What about human error? An ASM solution helps you avoid user input errors through data validation and verification. You set up business rules and logic that immediately flag any errors that have been made. For example, there’s a common field called system condition. You can set the field as mandatory, meaning a user must enter a number to progress to the next field. You can even stipulate what number(s) it can be.
ASM also delivers huge efficiency gains. With spreadsheets, it can take almost three years to develop a reliability management strategy. But, using an enterprise ASM software tool, complex reliability strategies for that same organization can be up and running in six months.
Efficiency is also found in a reduction of files being used.
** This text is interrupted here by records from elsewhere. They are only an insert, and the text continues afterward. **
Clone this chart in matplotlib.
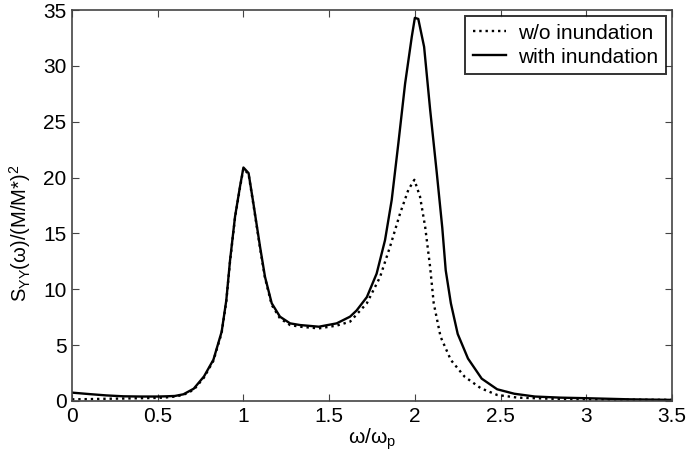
import matplotlib
matplotlib.use("Agg")
import matplotlib.pyplot as plt

# with inundation (solid)
x_with = [0.0, 0.1, 0.2, 0.3, 0.4, 0.5, 0.55, 0.6, 0.65, 0.71, 0.77, 0.825, 0.873,
          0.90, 0.922, 0.951, 0.98, 1.0, 1.03, 1.058, 1.097, 1.126, 1.165, 1.213,
          1.272, 1.33, 1.44, 1.544, 1.622, 1.66, 1.72, 1.777, 1.826, 1.865, 1.904,
          1.943, 1.982, 2.0, 2.02, 2.054, 2.089, 2.128, 2.16, 2.18, 2.21, 2.25,
          2.31, 2.39, 2.48, 2.58, 2.7, 2.85, 3.0, 3.25, 3.5]
y_with = [0.75, 0.62, 0.5, 0.42, 0.4, 0.4, 0.42, 0.45, 0.6, 1.1, 2.2, 3.7, 6.2,
          9.0, 12.6, 16.5, 19.2, 20.9, 20.4, 17.7, 13.8, 11.1, 8.75, 7.55,
          6.95, 6.8, 6.65, 6.95, 7.55, 8.1, 9.3, 11.4, 14.4, 18.0, 23.1,
          28.4, 32.6, 34.3, 34.2, 31.7, 26.1, 20.4, 15.5, 11.7, 8.75, 6.0,
          3.8, 2.0, 1.05, 0.65, 0.4, 0.3, 0.25, 0.15, 0.1]

# without inundation (dotted)
x_wo = [0.0, 0.1, 0.2, 0.3, 0.4, 0.5, 0.55, 0.6, 0.65, 0.71, 0.77, 0.825, 0.873,
        0.90, 0.922, 0.951, 0.98, 1.0, 1.03, 1.058, 1.097, 1.126, 1.165, 1.213,
        1.272, 1.33, 1.44, 1.544, 1.622, 1.72, 1.797, 1.855, 1.914, 1.962, 1.997,
        2.03, 2.06, 2.089, 2.11, 2.15, 2.21, 2.29, 2.385, 2.48, 2.6, 2.8, 3.0,
        3.25, 3.5]
y_wo = [0.15, 0.17, 0.2, 0.22, 0.25, 0.28, 0.32, 0.4, 0.55, 1.0, 2.1, 3.6, 6.1,
        8.9, 12.5, 16.4, 19.1, 20.8, 20.3, 17.6, 13.7, 11.0, 8.6, 7.4,
        6.8, 6.65, 6.5, 6.75, 7.1, 8.75, 11.1, 13.8, 16.8, 18.9, 19.8,
        18.3, 15.6, 12.0, 8.75, 5.75, 3.67, 2.18, 1.14, 0.54, 0.3, 0.2, 0.15,
        0.12, 0.1]

x_ticks = [0, 0.5, 1, 1.5, 2, 2.5, 3, 3.5]
x_ticklabels = ["0", "0.5", "1", "1.5", "2", "2.5", "3", "3.5"]
y_ticks = [0, 5, 10, 15, 20, 25, 30, 35]

plt.rcParams['font.family'] = ['Liberation Sans', 'DejaVu Sans']
plt.rcParams['mathtext.fontset'] = 'custom'
plt.rcParams['mathtext.rm'] = 'Liberation Sans'
plt.rcParams['mathtext.it'] = 'Liberation Sans:italic'

fig = plt.figure(figsize=(6.87, 4.57), dpi=100)
ax = fig.add_axes([72/687, 56/457, 600/687, 391/457])

ax.plot(x_wo, y_wo, color='black', linestyle=':', linewidth=1.7, label='w/o inundation')
ax.plot(x_with, y_with, color='black', linestyle='-', linewidth=1.7, label='with inundation')

ax.set_xlim(0, 3.5)
ax.set_ylim(0, 35)
ax.set_xticks(x_ticks)
ax.set_xticklabels(x_ticklabels)
ax.set_yticks(y_ticks)
ax.tick_params(direction='in', top=True, right=True, labelsize=15, length=5,
               width=0.8, color='#444444', pad=4)
for s in ax.spines.values():
    s.set_linewidth(1.2)
    s.set_color('#444444')

ax.set_xlabel(r'ω/ω$_\mathrm{p}$', fontsize=15, labelpad=1)
ax.set_ylabel(r'S$_\mathrm{YY}$(ω)/(M/M*)$^\mathrm{2}$', fontsize=14.5)
ax.yaxis.set_label_coords(-0.065, 0.43)

leg = ax.legend(loc='upper right', fontsize=15, frameon=True, fancybox=False,
                handlelength=1.6, handletextpad=0.6, borderpad=0.35,
                labelspacing=0.25, borderaxespad=0.3)
leg.get_frame().set_edgecolor('black')
leg.get_frame().set_linewidth(1.4)

fig.savefig('out.png', dpi=100)
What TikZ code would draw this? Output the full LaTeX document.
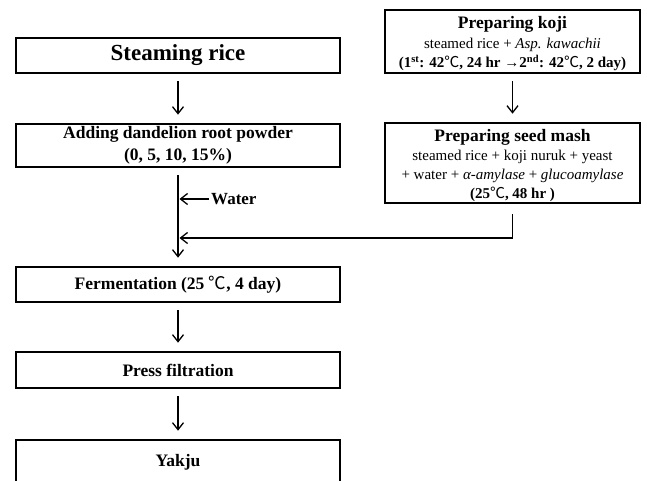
\documentclass[tikz,border=0pt]{standalone}
\usepackage{fontspec}
\setmainfont{Liberation Serif}
\newfontfamily\cjk{Noto Sans CJK KR}
\usetikzlibrary{arrows.meta}
\newcommand{\degC}{{\cjk\mdseries ℃}}
\newcommand{\headfont}{\fontsize{17.5}{20}\selectfont\bfseries}

\begin{document}
\begin{tikzpicture}[x=1pt, y=-1pt,
    box/.style = {draw, line width=2.6pt, inner sep=0pt, align=center},
    lbox/.style = {box, minimum width=324pt, font=\fontsize{17.5}{21.5}\selectfont\bfseries},
    rbox/.style = {box, minimum width=255pt, font=\fontsize{15}{19}\selectfont},
    tip/.style = {-{Straight Barb[length=7pt, width=11pt, line width=1.3pt]}, line width=1.3pt},
    arr/.style = {tip, shorten <=7pt, shorten >=8pt}]
    \useasboundingbox (0,0) rectangle (647,481);
    % left column
    \node[lbox, minimum height=35pt] (steam) at (178,55.5) {\fontsize{23}{26}\selectfont Steaming rice};
    \node[lbox, minimum height=43pt] (dandelion) at (178,145.5) {Adding dandelion root powder\\ (0, 5, 10, 15\%)};
    \node[lbox, minimum height=35pt] (ferment) at (178,284.5) {Fermentation (25 \degC, 4 day)};
    \node[lbox, minimum height=36pt] (press) at (178,370) {Press filtration};
    \node[lbox, minimum height=44pt] (yakju) at (178,462) {Yakju};
    % right column
    \node[rbox, minimum height=63pt] (koji) at (512.5,41.5) {\rule{0pt}{17pt}{\headfont Preparing koji}\\[1pt]
        steamed rice + \textit{Asp. kawachii}\\
        {\bfseries (1\textsuperscript{st}: 42\degC, 24 hr →2\textsuperscript{nd}: 42\degC, 2 day)}};
    \node[rbox, minimum height=80pt] (seed) at (512.5,163) {\rule{0pt}{18pt}{\headfont Preparing seed mash}\\
        steamed rice + koji nuruk + yeast\\
        + water + \textit{α-amylase} + \textit{glucoamylase}\\
        {\bfseries (25\degC, 48 hr )}};
    \node[anchor=west, inner sep=2pt] (water) at (209,199) {\fontsize{17}{20}\selectfont\bfseries Water};
    \coordinate (join) at (512,238);
    % arrows
    \draw[arr] (steam) -- (dandelion);
    \draw[arr] (dandelion) -- (ferment);
    \draw[arr] (ferment) -- (press);
    \draw[arr] (press) -- (yakju);
    \draw[arr] (koji) -- (seed);
    \draw[tip, shorten >=1.5pt] (water.west) -- (water.west -| dandelion.south);
    \draw[tip, shorten >=1.5pt] ([yshift=-10pt]seed.south) |- (join -| dandelion.south);
\end{tikzpicture}
\end{document}
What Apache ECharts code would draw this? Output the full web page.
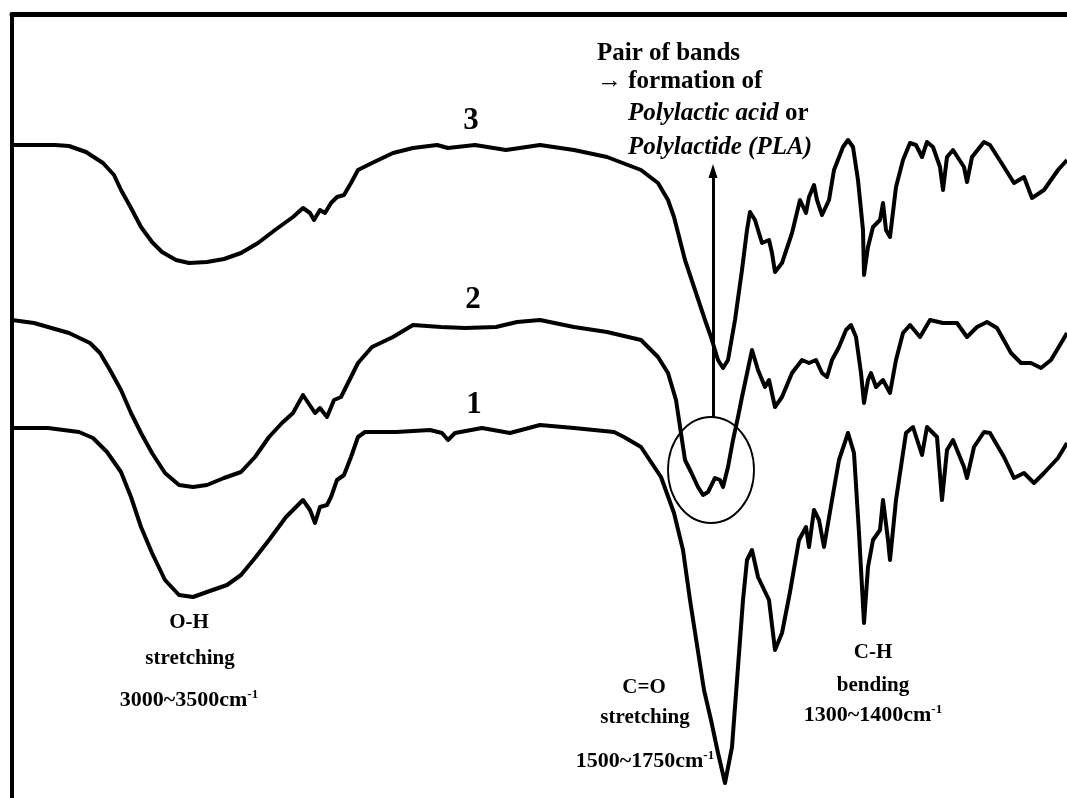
<!DOCTYPE html>
<html>
<head>
<meta charset="utf-8">
<script src="https://cdn.jsdelivr.net/npm/echarts@6/dist/echarts.min.js"></script>
<style>
  html, body { margin: 0; padding: 0; background: #fff; }
  #chart { width: 1067px; height: 798px; }
</style>
</head>
<body>
<div id="chart"></div>
<script>
// traces: [position along the spectrum, offset down the page]
const curve3 = [
  [12,145],[55,145],[69,146],[86,152],[103,163],[114,175],[121,190],[131,208],[141,227],[152,242],[162,252],[176,260],
  [189,263],[207,262],[224,259],[241,253],[258,243],[275,230],[293,217],[303,208],[310,213],[314,220],[320,210],[325,213],
  [331,203],[337,197],[344,195],[351,183],[358,170],[372,163],[393,153],[413,148],[437,145],[448,148],[475,145],[506,150],
  [540,145],[574,150],[607,157],[641,170],[658,183],[668,200],[674,217],[685,260],[695,290],[705,320],[711,337],[718,360],
  [723,368],[728,360],[735,320],[742,270],[747,230],[750,212],[755,220],[762,243],[769,240],[772,253],[775,272],[782,263],
  [792,233],[800,200],[806,213],[809,197],[814,185],[817,200],[822,215],[829,200],[834,170],[843,147],[848,140],[853,147],
  [858,180],[863,230],[864,275],[868,247],[873,227],[880,220],[883,203],[886,230],[890,237],[896,187],[903,160],[910,143],
  [916,145],[922,157],[927,142],[933,147],[940,167],[943,190],[947,157],[953,150],[964,167],[967,182],[972,157],[984,142],
  [990,145],[1004,167],[1014,183],[1024,177],[1032,198],[1044,190],[1058,170],[1067,160]
];
const curve2 = [
  [12,320],[34,323],[69,333],[90,343],[100,353],[110,370],[121,390],[131,413],[141,433],[152,453],[165,473],[179,485],
  [193,487],[207,485],[224,478],[241,472],[255,457],[269,437],[282,423],[293,413],[303,395],[315,413],[320,408],[327,417],
  [334,400],[341,397],[348,383],[358,363],[372,347],[393,337],[413,325],[441,327],[465,328],[496,327],[517,322],[540,320],
  [574,327],[607,332],[641,340],[658,357],[668,373],[676,400],[685,460],[691,472],[698,487],[703,495],[708,492],[715,478],
  [720,480],[723,487],[728,467],[733,440],[738,417],[742,397],[752,350],[758,370],[765,387],[769,380],[775,407],[782,397],
  [792,373],[802,360],[809,363],[816,360],[822,373],[827,377],[832,360],[839,347],[846,330],[851,325],[856,337],[861,373],
  [864,403],[868,380],[871,373],[876,387],[883,380],[890,393],[896,360],[903,333],[910,325],[920,337],[930,320],[943,323],
  [957,323],[967,337],[977,327],[987,322],[997,328],[1011,353],[1021,363],[1031,363],[1041,368],[1051,360],[1067,333]
];
const curve1 = [
  [12,428],[48,428],[79,432],[93,438],[107,452],[121,472],[131,497],[141,527],[152,553],[165,580],[179,595],[193,597],
  [207,592],[227,585],[241,575],[255,558],[269,540],[286,517],[303,500],[310,510],[315,523],[320,507],[327,505],[331,497],
  [337,480],[344,475],[351,457],[358,437],[365,432],[396,432],[430,430],[442,433],[448,440],[455,433],[482,428],[510,433],
  [540,425],[574,428],[614,432],[624,437],[641,447],[661,477],[674,513],[683,550],[690,600],[697,645],[704,690],[711,720],
  [718,753],[725,783],[732,747],[738,667],[743,600],[747,560],[752,550],[758,577],[769,600],[775,650],[782,633],[790,592],
  [799,540],[806,527],[809,547],[814,510],[819,520],[824,547],[832,500],[839,460],[848,433],[854,453],[859,533],[864,623],
  [868,567],[873,540],[880,530],[883,500],[888,540],[890,560],[896,500],[906,433],[913,427],[922,455],[927,427],[937,437],
  [942,500],[947,450],[953,440],[964,467],[967,478],[974,447],[984,432],[990,433],[1004,457],[1014,478],[1024,473],
  [1034,483],[1044,473],[1058,458],[1067,443]
];
// circled pair of bands and the arrow pointing up from it
const bandCircle = [711, 470];
const arrowFrom = [713, 417];
const arrowTo = [713, 171];

const chart = echarts.init(document.getElementById('chart'));

const SERIF = '"Liberation Serif", "DejaVu Serif", serif';
const supStyle = { fontFamily: SERIF, fontWeight: 'bold', fontSize: 13, verticalAlign: 'top', lineHeight: 22, color: '#000' };

// text item placed in data coords
const note = (x, y, text, o) => {
  o = o || {};
  return {
    value: [x, y],
    label: {
      show: true,
      position: 'inside',
      align: o.align || 'center',
      verticalAlign: 'middle',
      formatter: text,
      fontFamily: SERIF,
      fontWeight: 'bold',
      fontStyle: 'normal',
      fontSize: o.size || 21,
      lineHeight: o.lh || 24,
      color: '#000',
      rich: {
        i: { fontFamily: SERIF, fontWeight: 'bold', fontStyle: 'italic', fontSize: o.size || 21, color: '#000' },
        sup: supStyle
      }
    }
  };
};

const lineSeries = (name, data) => ({
  name: name,
  type: 'line',
  data: data,
  showSymbol: false,
  smooth: false,
  silent: true,
  lineStyle: { color: '#000', width: 4, join: 'round' }
});

const option = {
  animation: false,
  backgroundColor: '#fff',
  grid: { left: 12, top: 14, right: 0, bottom: 0 },
  xAxis: {
    type: 'value', position: 'top', min: 12, max: 1067,
    axisLine: { show: true, onZero: false, lineStyle: { color: '#000', width: 5 } },
    axisTick: { show: false }, axisLabel: { show: false }, splitLine: { show: false }
  },
  yAxis: {
    type: 'value', inverse: true, min: 14, max: 798,
    axisLine: { show: true, onZero: false, lineStyle: { color: '#000', width: 4 } },
    axisTick: { show: false }, axisLabel: { show: false }, splitLine: { show: false }
  },
  series: [
    lineSeries('3', curve3),
    lineSeries('2', curve2),
    lineSeries('1', curve1),
    {
      name: 'circle',
      type: 'scatter',
      silent: true,
      data: [bandCircle],
      symbol: 'circle',
      symbolSize: [86, 106],
      itemStyle: { color: 'rgba(0,0,0,0)', borderColor: '#000', borderWidth: 2, opacity: 1 },
      markLine: {
        silent: true,
        symbol: ['none', 'triangle'],
        symbolSize: [9, 14],
        label: { show: false },
        lineStyle: { color: '#000', width: 3, type: 'solid', opacity: 1 },
        data: [[{ coord: arrowFrom }, { coord: arrowTo }]]
      }
    },
    {
      name: 'notes',
      type: 'scatter',
      silent: true,
      symbolSize: 0,
      itemStyle: { opacity: 1 },
      data: [
        note(471, 121, '3', { size: 31 }),
        note(473, 300, '2', { size: 31 }),
        note(474, 405, '1', { size: 31 }),
        note(597, 54, 'Pair of bands', { align: 'left', size: 25 }),
        note(597, 82, '\u2192 formation of', { align: 'left', size: 25 }),
        note(628, 114, '{i|Polylactic acid} or', { align: 'left', size: 25 }),
        note(628, 148, '{i|Polylactide (PLA)}', { align: 'left', size: 25 }),
        note(189, 623, 'O-H'),
        note(190, 659, 'stretching'),
        note(189, 700, '3000~3500cm{sup|-1}', { size: 22 }),
        note(644, 688, 'C=O'),
        note(645, 718, 'stretching'),
        note(645, 761, '1500~1750cm{sup|-1}', { size: 22 }),
        note(873, 653, 'C-H'),
        note(873, 686, 'bending'),
        note(873, 715, '1300~1400cm{sup|-1}', { size: 22 })
      ]
    }
  ]
};

chart.setOption(option);
window.addEventListener('resize', () => chart.resize());
</script>
</body>
</html>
If you’re using spreadsheets to manage maintenance schedules, it’s common to have a different spreadsheet at each site. A change that needs to be deployed globally requires a huge effort and carries a risk for errors. When data is consolidated into one ASM system, changes can be made singularly and globally.
Reliability studies also seamlessly interact with the computerized maintenance management system (CMMS) without version issues and/or loss of data.
Perhaps the most significant benefit of an ASM solution is its ability to facilitate risk-based decision-making. Spreadsheets do no provide real-time analytics to guide informed decisions. But, with the right ASM system in place, all the key metrics you need to make those business-critical decisions that could make or break your business are at your fingertips.
In Summary
If you are currently trying to manage your asset strategies in spreadsheets as your enterprise tool, you may already be experiencing challenges with collaboration and large data storage. You may have also experienced the effects of errors that can exist within these systems or, perhaps, you don’t have visibility into where errors are lurking or how significant they are. Errors can potentially lead to poor decision-making, compromising equipment availability and reliability, or worse still unknown exposure to critical risk. As an alternative, consider increasing reliability and decreasing downtime costs by using a software solution that is fit for purpose and can handle the needs of a collaborative, enterprise level organization.